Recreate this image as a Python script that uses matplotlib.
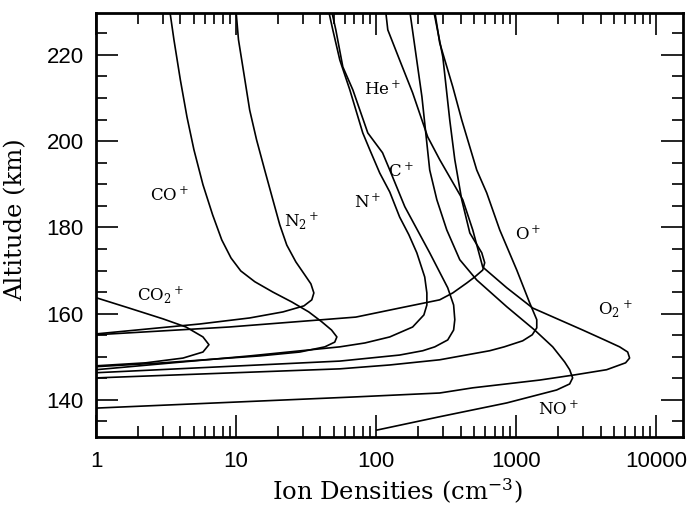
import matplotlib
matplotlib.use("Agg")
import matplotlib.pyplot as plt
from matplotlib.ticker import LogLocator, MultipleLocator, FixedLocator, FixedFormatter, NullFormatter

plt.rcParams['mathtext.fontset'] = 'dejavuserif'

# ion density profiles (cm^-3) vs altitude (km)
co2_n = [1.0, 1.72, 3.0, 4.39, 5.8, 6.4, 5.8, 4.18, 2.27, 1.0]
co2_alt = [163.7, 161.3, 158.8, 156.9, 154.6, 152.8, 151.1, 149.7, 148.6, 147.9]

co_n = [3.37, 3.6, 4.0, 4.46, 5.0, 5.8, 6.8, 7.9, 9.2, 10.8, 13.6, 18.3, 25, 33, 40.9, 48, 52.4,
        50.6, 43, 28.5, 14.8, 8.9, 3.0, 1.0]
co_alt = [230, 223.5, 214.2, 205.6, 198.0, 189.9, 182.9, 177.1, 172.9, 169.9, 167.4, 165.0, 162.7,
          160.4, 158.1, 156.2, 154.6, 153.4, 152.3, 151.1, 150.2, 149.7, 148.6, 147.7]

n2_n = [10.0, 10.4, 11.4, 12.5, 14.0, 16.0, 18.3, 20.5, 23.0, 26.7, 30.9, 34.2, 35.9, 34.7, 30.5,
        21.6, 12.5, 5.5, 2.43, 1.0]
n2_alt = [230, 223.5, 215.4, 207.2, 200.3, 193.3, 186.4, 180.6, 175.9, 172.0, 169.0, 166.9, 164.8,
          163.2, 161.8, 160.4, 159.0, 157.6, 156.5, 155.3]

n_n = [45.9, 49.0, 55.0, 64.8, 80.2, 90.0, 106, 125, 147, 171, 195, 222, 230, 230, 219, 182, 125,
       83, 55, 12.5, 1.0]
n_alt = [230, 225.8, 218.8, 211.9, 201.9, 198.0, 192.6, 188.2, 182.4, 178.3, 174.1, 168.5, 164.8,
         162.0, 159.7, 156.9, 154.6, 153.2, 152.3, 150.2, 147.0]

c_n = [48.2, 51.5, 57.8, 68.1, 87.1, 111, 125, 160, 241, 324, 357, 364, 357, 324, 262, 215, 147,
       90, 55, 1.0]
c_alt = [230, 225.8, 217.2, 211.9, 201.9, 197.3, 193.3, 184.8, 174.1, 166.0, 162.0, 158.6, 156.2,
         153.9, 152.3, 151.4, 150.4, 149.7, 149.0, 146.3]

he_n = [258, 299, 335, 364, 408, 466, 567, 595, 576, 505, 443, 352, 284, 147, 71.6, 8.9, 1.0]
he_alt = [230, 219.5, 204.9, 195.7, 186.4, 178.7, 174.1, 171.8, 170.1, 168.5, 167.1, 164.8, 163.2,
          161.3, 159.2, 156.9, 155.1]

o_n = [262, 284, 352, 408, 522, 615, 762, 1008, 1246, 1400, 1400, 1300, 1111, 820, 646, 284, 125,
       55, 1.0]
o_alt = [230, 222.8, 212.6, 204.9, 193.3, 188.0, 179.4, 170.1, 162.5, 158.6, 156.7, 155.1, 153.7,
         152.3, 151.4, 149.3, 148.1, 147.2, 145.1]

o2_n = [117, 121, 147, 182, 233, 284, 415, 489, 576, 855, 1309, 2978, 4270, 5465, 6240, 6440, 6030,
        4414, 2610, 1469, 489, 284, 71.6, 1.0]
o2_alt = [230, 225.8, 218.8, 211.2, 201.0, 195.7, 186.4, 179.4, 170.8, 166.0, 161.3, 156.2, 153.9,
          152.3, 151.1, 149.7, 148.6, 147.0, 145.8, 144.6, 142.8, 141.6, 140.7, 138.1]

no_n = [174, 212, 241, 271, 319, 395, 522, 855, 1352, 1820, 2214, 2404, 2525, 2404, 1941, 855, 284, 101]
no_alt = [230, 210.3, 193.3, 186.4, 179.4, 172.5, 167.8, 161.6, 156.2, 152.3, 148.8, 147.0, 145.1,
          143.7, 142.3, 139.3, 136.1, 133.0]

labels = [r'CO$_2$$^+$', r'CO$^+$', r'N$_2$$^+$', r'N$^+$', r'C$^+$', r'He$^+$', r'O$^+$', r'O$_2$$^+$', r'NO$^+$']
label_x = [2.91, 3.37, 29.5, 87, 150, 111, 1225, 5120, 2006]
label_y = [164.3, 187.5, 181.3, 185.7, 192.9, 211.9, 178.3, 160.9, 137.7]

xticks = [1, 10, 100, 1000, 10000]
xtick_labels = ['1', '10', '100', '1000', '10000']
yticks = [140, 160, 180, 200, 220]

fig = plt.figure(figsize=(6.91, 5.05), dpi=100)
ax = fig.add_axes([96/691, 1-437/505, (683-96)/691, (437-13)/505])

profiles = [(co2_n, co2_alt), (co_n, co_alt), (n2_n, n2_alt), (n_n, n_alt), (c_n, c_alt),
            (he_n, he_alt), (o_n, o_alt), (o2_n, o2_alt), (no_n, no_alt)]
for dens, alt in profiles:
    ax.plot(dens, alt, color='black', lw=1.2, solid_joinstyle='round')

for txt, x, y in zip(labels, label_x, label_y):
    ax.text(x, y, txt, ha='center', va='center', fontsize=12, family='DejaVu Serif')

ax.set_xscale('log')
ax.set_xlim(1, 10**4.19)
ax.set_ylim(131.4, 229.7)

ax.xaxis.set_major_locator(FixedLocator(xticks))
ax.xaxis.set_major_formatter(FixedFormatter(xtick_labels))
ax.xaxis.set_minor_locator(LogLocator(base=10, subs=range(2, 10)))
ax.xaxis.set_minor_formatter(NullFormatter())
ax.yaxis.set_major_locator(FixedLocator(yticks))
ax.yaxis.set_minor_locator(MultipleLocator(5))

ax.tick_params(which='both', direction='in', top=True, right=True, width=1.2)
ax.tick_params(which='major', length=16)
ax.tick_params(which='minor', length=8)
ax.tick_params(axis='x', pad=10, labelsize=16)
ax.tick_params(axis='y', pad=9, labelsize=16)
for lab in ax.get_xticklabels() + ax.get_yticklabels():
    lab.set_family('Liberation Sans')
for sp in ax.spines.values():
    sp.set_linewidth(2)

fig.text(397/691, 1-500/505, r'Ion Densities (cm$^{-3}$)', ha='center', va='baseline',
         fontsize=17.5, family='DejaVu Serif')
fig.text(16/691, 1-220/505, 'Altitude (km)', ha='center', va='center', rotation=90,
         fontsize=17.5, family='DejaVu Serif')

fig.savefig('out.png', dpi=100)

- **INSTRUCTIONS TO FOLLOW**:
Restate the material word for word from its first line through the line containing "149.7, 148.6, 147.9]", both included; the pictures do not belong in it.

- **WRITTEN RESPONSE**:
Recreate this image as a Python script that uses matplotlib.
import matplotlib
matplotlib.use("Agg")
import matplotlib.pyplot as plt
from matplotlib.ticker import LogLocator, MultipleLocator, FixedLocator, FixedFormatter, NullFormatter

plt.rcParams['mathtext.fontset'] = 'dejavuserif'

# ion density profiles (cm^-3) vs altitude (km)
co2_n = [1.0, 1.72, 3.0, 4.39, 5.8, 6.4, 5.8, 4.18, 2.27, 1.0]
co2_alt = [163.7, 161.3, 158.8, 156.9, 154.6, 152.8, 151.1, 149.7, 148.6, 147.9]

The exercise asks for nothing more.